Task details
Leave out any picture and return the remaining listing below exactly as given.

Data shown
'''

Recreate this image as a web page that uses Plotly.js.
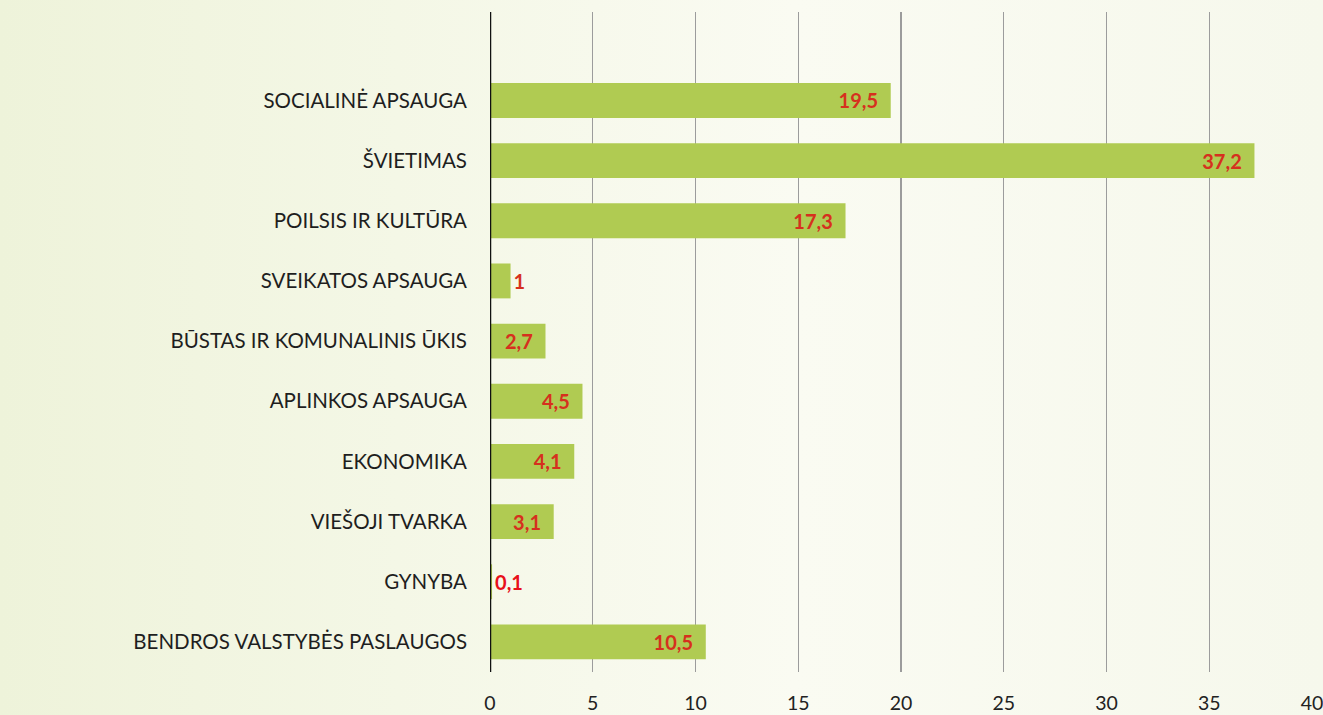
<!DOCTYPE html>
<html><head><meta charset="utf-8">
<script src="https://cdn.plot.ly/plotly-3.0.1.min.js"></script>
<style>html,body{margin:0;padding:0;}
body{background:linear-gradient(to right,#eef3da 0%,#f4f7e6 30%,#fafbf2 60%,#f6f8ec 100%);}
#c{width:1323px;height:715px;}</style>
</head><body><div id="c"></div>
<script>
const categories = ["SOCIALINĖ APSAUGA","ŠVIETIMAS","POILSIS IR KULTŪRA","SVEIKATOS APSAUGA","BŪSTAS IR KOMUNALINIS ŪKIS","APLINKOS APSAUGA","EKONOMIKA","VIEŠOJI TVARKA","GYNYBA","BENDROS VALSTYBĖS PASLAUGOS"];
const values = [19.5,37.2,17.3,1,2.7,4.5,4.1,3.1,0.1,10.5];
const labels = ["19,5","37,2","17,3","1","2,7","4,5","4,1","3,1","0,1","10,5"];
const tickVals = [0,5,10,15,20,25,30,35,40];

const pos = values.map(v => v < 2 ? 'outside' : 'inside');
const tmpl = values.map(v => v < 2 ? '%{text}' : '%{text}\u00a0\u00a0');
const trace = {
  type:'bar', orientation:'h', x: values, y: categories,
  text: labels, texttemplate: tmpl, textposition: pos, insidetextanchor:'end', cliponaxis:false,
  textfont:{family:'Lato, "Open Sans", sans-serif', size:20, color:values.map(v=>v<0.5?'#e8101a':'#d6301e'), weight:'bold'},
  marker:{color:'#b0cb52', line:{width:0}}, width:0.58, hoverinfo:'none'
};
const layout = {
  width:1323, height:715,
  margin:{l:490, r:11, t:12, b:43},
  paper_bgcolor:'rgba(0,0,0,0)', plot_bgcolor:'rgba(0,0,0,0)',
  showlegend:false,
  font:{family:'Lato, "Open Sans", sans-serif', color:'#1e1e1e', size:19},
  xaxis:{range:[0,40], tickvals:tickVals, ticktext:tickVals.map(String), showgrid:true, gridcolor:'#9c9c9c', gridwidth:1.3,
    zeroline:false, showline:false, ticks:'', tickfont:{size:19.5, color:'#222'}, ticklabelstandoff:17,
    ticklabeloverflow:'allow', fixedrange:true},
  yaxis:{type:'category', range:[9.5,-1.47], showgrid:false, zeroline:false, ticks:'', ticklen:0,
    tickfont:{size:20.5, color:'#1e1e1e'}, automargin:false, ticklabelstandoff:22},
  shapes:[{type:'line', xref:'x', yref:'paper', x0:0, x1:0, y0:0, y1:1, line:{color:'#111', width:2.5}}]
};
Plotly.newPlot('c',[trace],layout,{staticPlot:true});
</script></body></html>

'''

Result of this task
Recreate this image as a web page that uses Plotly.js.
<!DOCTYPE html>
<html><head><meta charset="utf-8">
<script src="https://cdn.plot.ly/plotly-3.0.1.min.js"></script>
<style>html,body{margin:0;padding:0;}
body{background:linear-gradient(to right,#eef3da 0%,#f4f7e6 30%,#fafbf2 60%,#f6f8ec 100%);}
#c{width:1323px;height:715px;}</style>
</head><body><div id="c"></div>
<script>
const categories = ["SOCIALINĖ APSAUGA","ŠVIETIMAS","POILSIS IR KULTŪRA","SVEIKATOS APSAUGA","BŪSTAS IR KOMUNALINIS ŪKIS","APLINKOS APSAUGA","EKONOMIKA","VIEŠOJI TVARKA","GYNYBA","BENDROS VALSTYBĖS PASLAUGOS"];
const values = [19.5,37.2,17.3,1,2.7,4.5,4.1,3.1,0.1,10.5];
const labels = ["19,5","37,2","17,3","1","2,7","4,5","4,1","3,1","0,1","10,5"];
const tickVals = [0,5,10,15,20,25,30,35,40];

const pos = values.map(v => v < 2 ? 'outside' : 'inside');
const tmpl = values.map(v => v < 2 ? '%{text}' : '%{text}\u00a0\u00a0');
const trace = {
  type:'bar', orientation:'h', x: values, y: categories,
  text: labels, texttemplate: tmpl, textposition: pos, insidetextanchor:'end', cliponaxis:false,
  textfont:{family:'Lato, "Open Sans", sans-serif', size:20, color:values.map(v=>v<0.5?'#e8101a':'#d6301e'), weight:'bold'},
  marker:{color:'#b0cb52', line:{width:0}}, width:0.58, hoverinfo:'none'
};
const layout = {
  width:1323, height:715,
  margin:{l:490, r:11, t:12, b:43},
  paper_bgcolor:'rgba(0,0,0,0)', plot_bgcolor:'rgba(0,0,0,0)',
  showlegend:false,
  font:{family:'Lato, "Open Sans", sans-serif', color:'#1e1e1e', size:19},
  xaxis:{range:[0,40], tickvals:tickVals, ticktext:tickVals.map(String), showgrid:true, gridcolor:'#9c9c9c', gridwidth:1.3,
    zeroline:false, showline:false, ticks:'', tickfont:{size:19.5, color:'#222'}, ticklabelstandoff:17,
    ticklabeloverflow:'allow', fixedrange:true},
  yaxis:{type:'category', range:[9.5,-1.47], showgrid:false, zeroline:false, ticks:'', ticklen:0,
    tickfont:{size:20.5, color:'#1e1e1e'}, automargin:false, ticklabelstandoff:22},
  shapes:[{type:'line', xref:'x', yref:'paper', x0:0, x1:0, y0:0, y1:1, line:{color:'#111', width:2.5}}]
};
Plotly.newPlot('c',[trace],layout,{staticPlot:true});
</script></body></html>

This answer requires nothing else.